1 – Technology: The Largest Sector in Berkshire Hathaway’s Portfolio
The technology sector has long been a favorite choice for Berkshire Hathaway and Warren Buffett due to its ability to generate high earnings through innovation and promising future prospects.
While Berkshire Hathaway holds stakes in six different technology stocks, one company stands out among the rest: Apple. As of May 24, 2023, Apple alone accounted for $157.3 billion of the total $166.7 billion invested in the technology sector.
Another intriguing addition to Buffett’s portfolio is Activision Blizzard, a well-known gaming company based in Santa Monica. While Buffett and his company primarily prioritize long-term investments that can yield significant changes over time, the $3.8 billion position in Activision is reportedly intended for arbitrage purposes.
Investing in banks and stocks in the financial sector can be risky because economic challenges can greatly affect both Wall Street and the financial institutions’ financial performance. However, Warren Buffett manages a large financial portfolio without much difficulty and has a high likelihood of achieving good returns in the future.
Warren Buffett’s financial portfolio includes Bank of America, American Express, and Moody’s. While Bank of America benefits from rising interest rates, American Express attracts high-income consumers.
As interest rates rise and the financial sector faces challenges, Moody’s rating segment performs well. This helped Warren Buffett maintain his successful investment record and increases the possibility of earning more in the future.

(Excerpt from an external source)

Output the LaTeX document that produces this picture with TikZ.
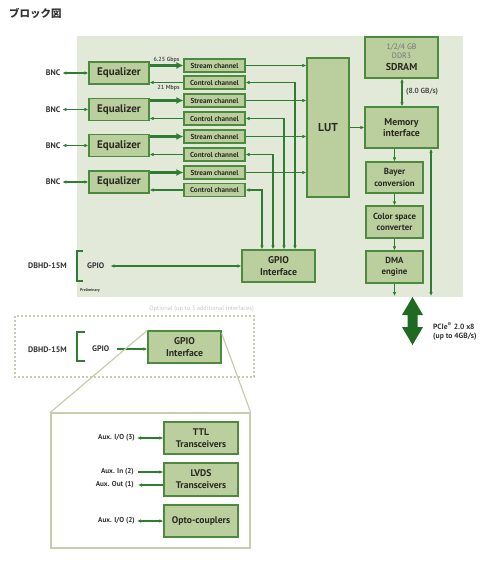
\documentclass[tikz,border=0pt]{standalone}
\usepackage{fontspec}
\setmainfont{PT Sans}
\newfontfamily\jpfont{Noto Sans CJK JP}
\usetikzlibrary{arrows.meta,calc}
\definecolor{bgc}{HTML}{E3E9D8}
\definecolor{boxfill}{HTML}{BACE9E}
\definecolor{boxline}{HTML}{4C8A3E}
\definecolor{arr}{HTML}{2E7D32}
\definecolor{txt}{HTML}{2A2A22}
\definecolor{pale}{HTML}{C6CEAE}
\definecolor{pcie}{HTML}{1F6A22}
\definecolor{lbl}{HTML}{333333}
\newcommand{\fs}[2]{\fontsize{#1}{#2}\selectfont}
\begin{document}
\begin{tikzpicture}[x=1pt,y=-1pt,
  box/.style={draw=boxline, fill=boxfill, line width=1.3pt, inner sep=1pt, align=center, text=txt, font=\bfseries},
  lab/.style={text=lbl, font=\bfseries\fs{8}{9}, inner sep=2pt},
  conn/.style={draw=arr, line width=1.1pt, -{Latex[length=4pt,width=3.6pt]}},
  biconn/.style={draw=arr, line width=1.1pt, {Latex[length=4pt,width=3.6pt]}-{Latex[length=4pt,width=3.6pt]}},
  thick conn/.style={draw=arr, line width=2.6pt, -{Latex[length=7pt,width=7pt]}},
  brack/.style={draw=arr, line width=1.6pt}
]
\useasboundingbox (0,0) rectangle (500,569);
% title
\node[anchor=west, inner sep=0pt, font=\jpfont\bfseries\fs{10.5}{12}, text=lbl] (title) at (9,13) {ブロック図};
% background
\fill[bgc] (77,36) rectangle (463,297);
\node[anchor=west, inner sep=0pt, font=\bfseries\fs{4}{5}, text=lbl] (prelim) at (80,290) {Preliminary};

% equalizers and channels
\foreach \i/\ye/\ys/\yc in {1/73/65.5/82.5, 2/109.5/100.5/118.5, 3/145.5/136.5/154.5, 4/182/172.5/190}{
  \node[box, minimum width=60pt, minimum height=22pt, font=\bfseries\fs{11}{12}] (eq\i) at (119,\ye) {Equalizer};
  \node[box, minimum width=61pt, minimum height=13pt, font=\bfseries\fs{7.2}{8}, line width=1.1pt] (sc\i) at (214.5,\ys) {Stream channel};
  \node[box, minimum width=61pt, minimum height=13pt, font=\bfseries\fs{7.2}{8}, line width=1.1pt] (cc\i) at (214.5,\yc) {Control channel};
  \node[lab] (bnc\i) at (53,\ye) {BNC};
}
% LUT etc
\node[box, minimum width=42pt, minimum height=139pt, font=\bfseries\fs{11.5}{13}] (lut) at (328,127.5) {LUT};
\node[box, minimum width=73pt, minimum height=41pt, font=\fs{7.8}{9}] (sdram) at (401.5,57.5) {{\color{black!55}\mdseries 1/2/4 GB}\\[0pt]{\color{black!55}\mdseries DDR3}\\[2.5pt]{\bfseries\fs{10}{11}SDRAM}};
\node[box, minimum width=73pt, minimum height=41pt, font=\bfseries\fs{9.8}{11.5}] (mem) at (401.5,127.5) {Memory\\interface};
\node[box, minimum width=57pt, minimum height=31pt, font=\bfseries\fs{8.8}{11.5}] (bayer) at (394.5,177.5) {Bayer\\conversion};
\node[box, minimum width=57pt, minimum height=32pt, font=\bfseries\fs{8.8}{11}] (csc) at (394.5,222) {Color space\\converter};
\node[box, minimum width=57pt, minimum height=32pt, font=\bfseries\fs{8.8}{11}] (dma) at (394.5,267) {DMA\\engine};
\node[box, minimum width=73pt, minimum height=32pt, font=\bfseries\fs{9.8}{12}] (gpio1) at (278.5,266) {GPIO\\Interface};

\coordinate (dmaout) at (394.5,296);
\coordinate (memout) at (431,296);

% connectors rows
\foreach \i in {1,2,3,4}{
  \draw[biconn] (bnc\i.east) -- (eq\i.west);
  \draw[thick conn] (eq\i.east |- sc\i.west) -- (sc\i.west);
  \draw[conn] (cc\i.west) -- (eq\i.east |- cc\i.west);
  \draw[conn] (sc\i.east) -- (lut.west |- sc\i.east);
}
\draw[biconn] (cc1.east) -| ([xshift=16.5pt]gpio1.north);
\draw[biconn] (cc2.east) -| ([xshift=5.5pt]gpio1.north);
\draw[biconn] (cc3.east) -| ([xshift=-5.5pt]gpio1.north);
\draw[biconn] (cc4.east) -| ([xshift=-16.5pt]gpio1.north);

\node[anchor=center, inner sep=0pt, font=\bfseries\fs{6}{7}, text=black!65] (l625) at (166.5,60) {6.25 Gbps};
\node[anchor=center, inner sep=0pt, font=\bfseries\fs{6}{7}, text=black!65] (l21) at (168.5,87.5) {21 Mbps};

\draw[conn] (lut.east |- mem.west) -- (mem.west);
\draw[biconn] ([xshift=0.5pt]sdram.south) -- ([xshift=0.5pt]mem.north);
\node[anchor=west, inner sep=0pt, font=\bfseries\fs{7.4}{8}, text=black!70] (bw) at (406,92) {(8.0 GB/s)};
\draw[conn] (bayer.north |- mem.south) -- (bayer.north);
\draw[conn] (bayer.south) -- (csc.north);
\draw[conn] (csc.south) -- (dma.north);
\draw[conn] (dma.south) -- (dmaout);
\draw[biconn] (memout |- mem.south) -- (memout);

% GPIO main
\node[lab] (dbhd1) at (47.5,266) {DBHD-15M};
\draw[brack] (83,251) -- (77,251) -- (77,281) -- (83,281);
\node[lab, anchor=west] (gp1) at (85,266) {GPIO};
\draw[biconn] ([xshift=4pt]gp1.east) -- (gpio1.west);

% PCIe arrow
\fill[pcie] (412.5,297) -- (423,315) -- (417.5,315) -- (417.5,327) -- (423,327) -- (412.5,345) -- (402,327) -- (407.5,327) -- (407.5,315) -- (402,315) -- cycle;
\node[anchor=west, inner sep=0pt, font=\bfseries\fs{7.6}{9}, text=lbl] (pcie1) at (433,326) {PCIe\textsuperscript{®} 2.0 x8};
\node[anchor=west, inner sep=0pt, font=\bfseries\fs{7.6}{9}, text=lbl] (pcie2) at (433,337) {(up to 4GB/s)};

% optional
\draw[pale, line width=1.3pt, dash pattern=on 2pt off 2pt] (15,316) rectangle (254,377);
\node[anchor=east, inner sep=0pt, font=\fs{6.3}{7}, text=black!22] (opt) at (254,309) {Optional (up to 3 additional interfaces)};
\node[lab] (dbhd2) at (47.5,350) {DBHD-15M};
\draw[brack] (85,332) -- (77,332) -- (77,361) -- (85,361);
\node[lab, anchor=west] (gp2) at (90,349) {GPIO};
\node[box, minimum width=73pt, minimum height=32pt, font=\bfseries\fs{9.8}{12}] (gpio2) at (184.5,347) {GPIO\\Interface};
\draw[conn] ([xshift=6pt]gp2.east) -- (gp2.east -| gpio2.west);

% detail
\node[draw=pale, line width=1.3pt, fill=white, minimum width=199pt, minimum height=135pt, inner sep=0pt] (det) at (150.5,480.5) {};
\draw[pale, line width=1.2pt] (gpio2.north west) -- (det.north west);
\draw[pale, line width=1.2pt] ([yshift=-3pt]gpio2.north east) -- (det.north east);
\node[box, minimum width=74pt, minimum height=32pt, font=\bfseries\fs{9.6}{12}] (ttl) at (201,438) {TTL\\Transceivers};
\node[box, minimum width=74pt, minimum height=33pt, font=\bfseries\fs{9.6}{12}] (lvds) at (201,479.5) {LVDS\\Transceivers};
\node[box, minimum width=74pt, minimum height=32pt, font=\bfseries\fs{9.6}{12}] (opto) at (201,521) {Opto-couplers};
\node[lab, anchor=east, font=\bfseries\fs{7.2}{8}] (aux1) at (137,438) {Aux. I/O (3)};
\node[lab, anchor=east, font=\bfseries\fs{7.2}{8}] (aux2) at (136,472) {Aux. In (2)};
\node[lab, anchor=east, font=\bfseries\fs{7.2}{8}] (aux3) at (136,485) {Aux. Out (1)};
\node[lab, anchor=east, font=\bfseries\fs{7.2}{8}] (aux4) at (137,521) {Aux. I/O (2)};
\draw[biconn] (aux1.east) -- (ttl.west);
\draw[conn] ([xshift=2pt]aux2.east) -- (aux2.east -| lvds.west);
\draw[conn] (aux3.east -| lvds.west) -- ([xshift=2pt]aux3.east);
\draw[biconn] (aux4.east) -- (opto.west);
\end{tikzpicture}
\end{document}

3 – Consumer staples: Not so big $39.6 billion investment of Warren Buffett
Consumer staples stocks used to be a significant part of Berkshire Hathaway’s portfolio, but their importance has been decreasing over time. Currently, they make up only 11.8% of the invested assets, which is close to the lowest level, except for the fourth quarter of 2021.
Consumer staples stocks are attractive to Berkshire Hathaway because they offer predictable cash flow. Even during banking or economic crises, people continue to buy essential goods. One prime example is Coca-Cola, which operates globally, has popular brands, and a strong marketing presence.
Coca-Cola consistently delivers for its shareholders. Another significant investment in this sector is Kraft Heinz, known for brands like Jell-O and Kraft. These consumer staples provide stability and profitability for Berkshire Hathaway’s portfolio.
4 – Energy: $33.7 billion – A Significant Presence in Berkshire Hathaway’s Portfolio
Berkshire Hathaway’s investment in energy stocks, although relatively small, conveys a clear message that Buffett and his team anticipate sustained high prices for crude oil and possibly natural gas in the coming years.
The majority of their $33.7 billion investment is concentrated in Chevron and Occidental Petroleum, highlighting their confidence in these companies prospects.
Chevron and Occidental Petroleum are both energy companies, but Chevron has additional assets like pipelines and refineries, while Occidental has chemical operations. Chevron has a strong balance sheet, while Occidental is dealing with significant debt from an acquisition.